Been through a similar experience myself. I wish he'd been sober so we could have stayed together. But eventually, the drinking eats up all the good things: the joy, the love, the sex, the happiness and leaves all the bad things and the only way to recapture yourself is to let go of the other person.
55
God, that was a cut above the usual ranting.

Good luck, Anon. But make sure those grand plans aren't just grand plans - get out. Get away. It sounds like that'd be the best thing for your current SO as well.

Just fix the booze thing. And get counselling at some point.
56
Hopefully they both end up dead.
57
Luke Burbank???
58
jeeze! this was deep!! hope you make it
59
Don't fool yourself that makeup and turtlenecks fool anyone. They all know how sick you both are and about the beatings.

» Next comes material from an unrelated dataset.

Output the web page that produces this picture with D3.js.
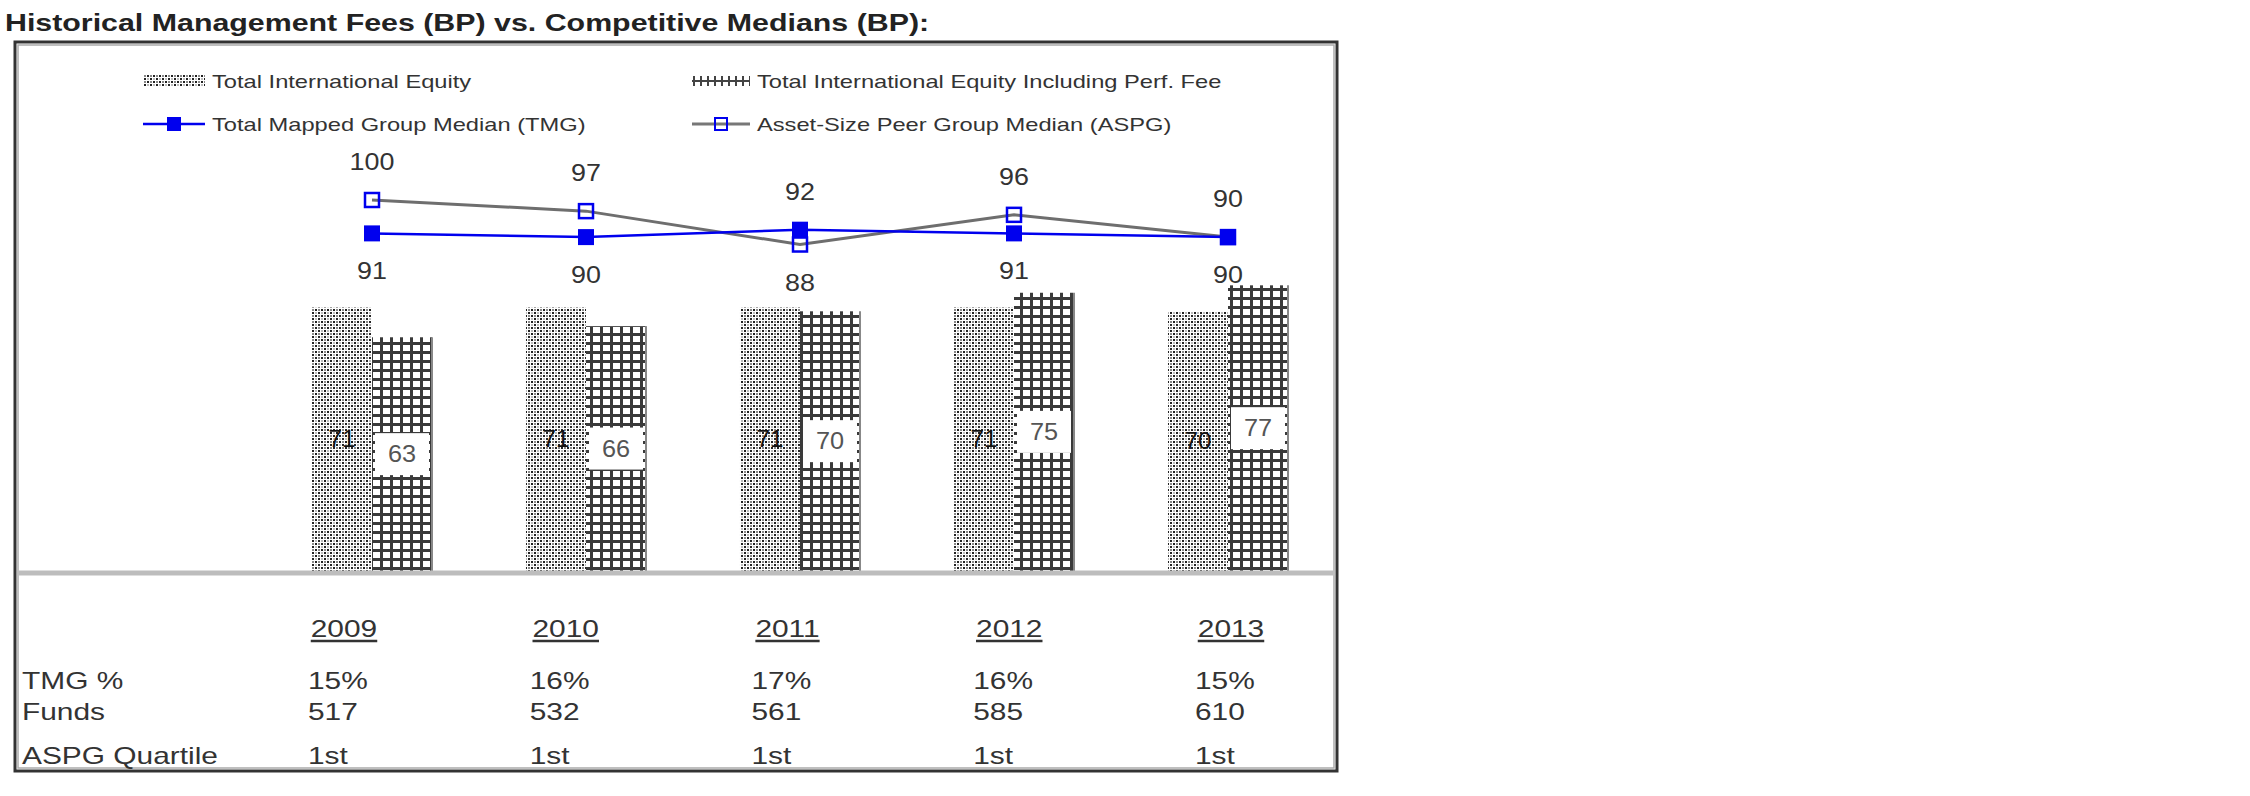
<!DOCTYPE html>
<html><head><meta charset="utf-8">
<script src="https://cdn.jsdelivr.net/npm/d3@7"></script>
<style>
html,body{margin:0;padding:0;background:#fff;}
svg{display:block;}
text{font-family:"Liberation Sans",Arial,Helvetica,sans-serif;}
</style>
</head><body>
<svg id="chart" width="2250" height="796"></svg>
<script>
// ---------- data ----------
const title = 'Historical Management Fees (BP) vs. Competitive Medians (BP):';
const years = ['2009', '2010', '2011', '2012', '2013'];
const totalIntlEquity = [71, 71, 71, 71, 70];
const totalIntlEquityPerf = [63, 66, 70, 75, 77];
const tmgMedian = [91, 90, 92, 91, 90];
const aspgMedian = [100, 97, 88, 96, 90];
const tmgPct = ['15%', '16%', '17%', '16%', '15%'];
const funds = ['517', '532', '561', '585', '610'];
const aspgQuartile = ['1st', '1st', '1st', '1st', '1st'];
const rowLabels = ['TMG %', 'Funds', 'ASPG Quartile'];
const barSeries = ['Total International Equity', 'Total International Equity Including Perf. Fee'];
const lineSeries = ['Total Mapped Group Median (TMG)', 'Asset-Size Peer Group Median (ASPG)'];

// ---------- setup ----------
const svg = d3.select('#chart');
svg.append('rect').attr('width', 2250).attr('height', 796).attr('fill', '#fff');
const FONT_SX = 1.3;

function txt(parent, x, y, s, o = {}) {
  const sx = o.sx ?? FONT_SX;
  return parent.append('text')
    .attr('transform', `translate(${x},${y}) scale(${sx},1)`)
    .attr('text-anchor', o.anchor || 'start')
    .attr('font-size', o.size || 20)
    .attr('font-weight', o.weight || 'normal')
    .attr('fill', o.fill || '#333')
    .text(s);
}

// patterns
const defs = svg.append('defs');
const dots = defs.append('pattern').attr('id', 'dots').attr('patternUnits', 'userSpaceOnUse')
  .attr('width', 6).attr('height', 6);
dots.append('rect').attr('width', 6).attr('height', 6).attr('fill', '#fff');
[[0, 0, '#222'], [3, 3, '#222'], [3, 0, '#bbb'], [0, 3, '#888']].forEach(([a, b, c]) =>
  dots.append('rect').attr('x', a).attr('y', b).attr('width', 2).attr('height', 2).attr('fill', c));

const grid = defs.append('pattern').attr('id', 'grid').attr('patternUnits', 'userSpaceOnUse')
  .attr('width', 10).attr('height', 9);
grid.append('rect').attr('width', 10).attr('height', 9).attr('fill', '#fff');
grid.append('rect').attr('x', 0).attr('y', 0).attr('width', 3).attr('height', 9).attr('fill', '#3a3a3a');
grid.append('rect').attr('x', 0).attr('y', 0).attr('width', 10).attr('height', 3).attr('fill', '#3a3a3a');

const gridS = defs.append('pattern').attr('id', 'gridS').attr('patternUnits', 'userSpaceOnUse')
  .attr('width', 7).attr('height', 6);
gridS.append('rect').attr('width', 7).attr('height', 6).attr('fill', '#fff');
gridS.append('rect').attr('x', 0).attr('y', 0).attr('width', 2).attr('height', 6).attr('fill', '#444');
gridS.append('rect').attr('x', 0).attr('y', 2).attr('width', 7).attr('height', 2).attr('fill', '#444');

// ---------- title ----------
txt(svg, 5, 31, title, { size: 23, weight: 'bold', fill: '#222', sx: 1.32 });

// ---------- frame ----------
svg.append('rect').attr('x', 15).attr('y', 42).attr('width', 1322).attr('height', 729)
  .attr('fill', 'none').attr('stroke', '#333').attr('stroke-width', 3);
svg.append('rect').attr('x', 18).attr('y', 45).attr('width', 1316).attr('height', 723)
  .attr('fill', 'none').attr('stroke', '#aaa').attr('stroke-width', 1.5);

// ---------- scales ----------
const x0 = d3.scaleBand().domain(years).range([265, 1335]).padding(0);
const x1 = d3.scaleBand().domain(barSeries).range([0, x0.bandwidth()]).paddingInner(0).paddingOuter(0.783);
const y = d3.scaleLinear().domain([0, 100]).range([571, 200]);
const cx = yr => x0(yr) + x0.bandwidth() / 2;
const tableX = d3.scalePoint().domain(years).range([344, 1231]);

// ---------- legend ----------
const lg = svg.append('g');
const legX = [143, 692], legW = [62, 58], legTx = [212, 757], legY = [81, 124];
lg.append('rect').attr('x', legX[0]).attr('y', legY[0] - 6).attr('width', legW[0]).attr('height', 12).attr('fill', 'url(#dots)');
lg.append('rect').attr('x', legX[1]).attr('y', legY[0] - 5).attr('width', legW[1]).attr('height', 10).attr('fill', 'url(#gridS)');
txt(lg, legTx[0], legY[0] + 7, barSeries[0], { size: 18.5, sx: 1.28 });
txt(lg, legTx[1], legY[0] + 7, barSeries[1], { size: 18.5, sx: 1.28 });
// line legend
lg.append('line').attr('x1', legX[0]).attr('x2', legX[0] + legW[0]).attr('y1', legY[1]).attr('y2', legY[1])
  .attr('stroke', '#0000ee').attr('stroke-width', 2.5);
lg.append('rect').attr('x', legX[0] + legW[0] / 2 - 7).attr('y', legY[1] - 7).attr('width', 14).attr('height', 14).attr('fill', '#0000ee');
lg.append('line').attr('x1', legX[1]).attr('x2', legX[1] + legW[1]).attr('y1', legY[1]).attr('y2', legY[1])
  .attr('stroke', '#777').attr('stroke-width', 3);
lg.append('rect').attr('x', 721 - 6).attr('y', legY[1] - 6).attr('width', 12).attr('height', 12)
  .attr('fill', 'none').attr('stroke', '#0000ee').attr('stroke-width', 2);
txt(lg, legTx[0], legY[1] + 7, lineSeries[0], { size: 18.5, sx: 1.28 });
txt(lg, legTx[1], legY[1] + 7, lineSeries[1], { size: 18.5, sx: 1.28 });

// ---------- bars ----------
const barData = years.map((yr, i) => ({ yr, vals: [totalIntlEquity[i], totalIntlEquityPerf[i]] }));
const bg = svg.append('g');
barData.forEach(d => {
  d.vals.forEach((v, k) => {
    const bx = x0(d.yr) + x1(barSeries[k]);
    bg.append('rect').attr('x', bx).attr('y', y(v)).attr('width', x1.bandwidth()).attr('height', y(0) - y(v))
      .attr('fill', k === 0 ? 'url(#dots)' : 'url(#grid)');
    if (k === 1) {
      bg.append('line').attr('x1', bx + x1.bandwidth()).attr('x2', bx + x1.bandwidth())
        .attr('y1', y(v)).attr('y2', y(0)).attr('stroke', '#888').attr('stroke-width', 2);
    }
  });
});
// baseline
svg.append('line').attr('x1', 17).attr('x2', 1333).attr('y1', y(0) + 2).attr('y2', y(0) + 2)
  .attr('stroke', '#bdbdbd').attr('stroke-width', 5);

// bar labels
barData.forEach(d => {
  d.vals.forEach((v, k) => {
    const bx = x0(d.yr) + x1(barSeries[k]) + x1.bandwidth() / 2;
    const my = (y(v) + y(0)) / 2;
    if (k === 1) {
      bg.append('rect').attr('x', bx - 27).attr('y', my - 21).attr('width', 54).attr('height', 42).attr('fill', '#fff');
      txt(svg, bx, my + 8, v, { size: 23, sx: 1.1, anchor: 'middle', fill: '#555' });
    } else {
      txt(svg, bx, my + 8, v, { size: 23, sx: 1.05, anchor: 'middle', fill: '#111' });
    }
  });
});

// ---------- lines ----------
const line = d3.line().x((d, i) => cx(years[i])).y(d => y(d));
svg.append('path').datum(aspgMedian).attr('d', line).attr('fill', 'none').attr('stroke', '#6e6e6e').attr('stroke-width', 3);
svg.append('g').selectAll('rect').data(aspgMedian).join('rect')
  .attr('x', (d, i) => cx(years[i]) - 7).attr('y', d => y(d) - 7).attr('width', 14).attr('height', 14)
  .attr('fill', 'none').attr('stroke', '#0000ee').attr('stroke-width', 2.5);
svg.append('path').datum(tmgMedian).attr('d', line).attr('fill', 'none').attr('stroke', '#0000ee').attr('stroke-width', 2.5);
svg.append('g').selectAll('rect').data(tmgMedian).join('rect')
  .attr('x', (d, i) => cx(years[i]) - 8).attr('y', d => y(d) - 8).attr('width', 16).attr('height', 16)
  .attr('fill', '#0000ee');

// line labels: higher value above, lower value below
years.forEach((yr, i) => {
  const a = aspgMedian[i], t = tmgMedian[i];
  const upper = a >= t ? a : t, lower = a >= t ? t : a;
  txt(svg, cx(yr), y(upper) - 30, upper, { size: 24, sx: 1.12, anchor: 'middle', fill: '#333' });
  txt(svg, cx(yr), y(lower) + 46, lower, { size: 24, sx: 1.12, anchor: 'middle', fill: '#333' });
});

// ---------- table ----------
const tg = svg.append('g');
years.forEach(yr => {
  const t = txt(tg, tableX(yr), 637, yr, { size: 23, anchor: 'middle', fill: '#333' });
  const w = t.node().getComputedTextLength() * FONT_SX;
  tg.append('line').attr('x1', tableX(yr) - w / 2).attr('x2', tableX(yr) + w / 2)
    .attr('y1', 641).attr('y2', 641).attr('stroke', '#333').attr('stroke-width', 2.5);
});
const rowsY = [689, 720, 764];
const rows = [tmgPct, funds, aspgQuartile];
rowLabels.forEach((lab, r) => txt(tg, 22, rowsY[r], lab, { size: 23, fill: '#333' }));
rows.forEach((vals, r) => {
  vals.forEach((v, i) => {
    const yr = years[i];
    txt(tg, tableX(yr) - 36, rowsY[r], v, { size: 23, fill: '#333' });
  });
});
</script>
</body></html>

Get out, get well, get over it.
60
@33, sudden cessation of alcohol isn't necessarily a health danger. I was drinking a lot in college till Mom commented about it, and went cold-turkey just like that, for several months. My friends and I decided we were relying on drinking too much to have fun, can't we have fun without drinking? And we proved we could. I hope this lady learns she can find a SO without having alcohol or drugs as the tie that binds them.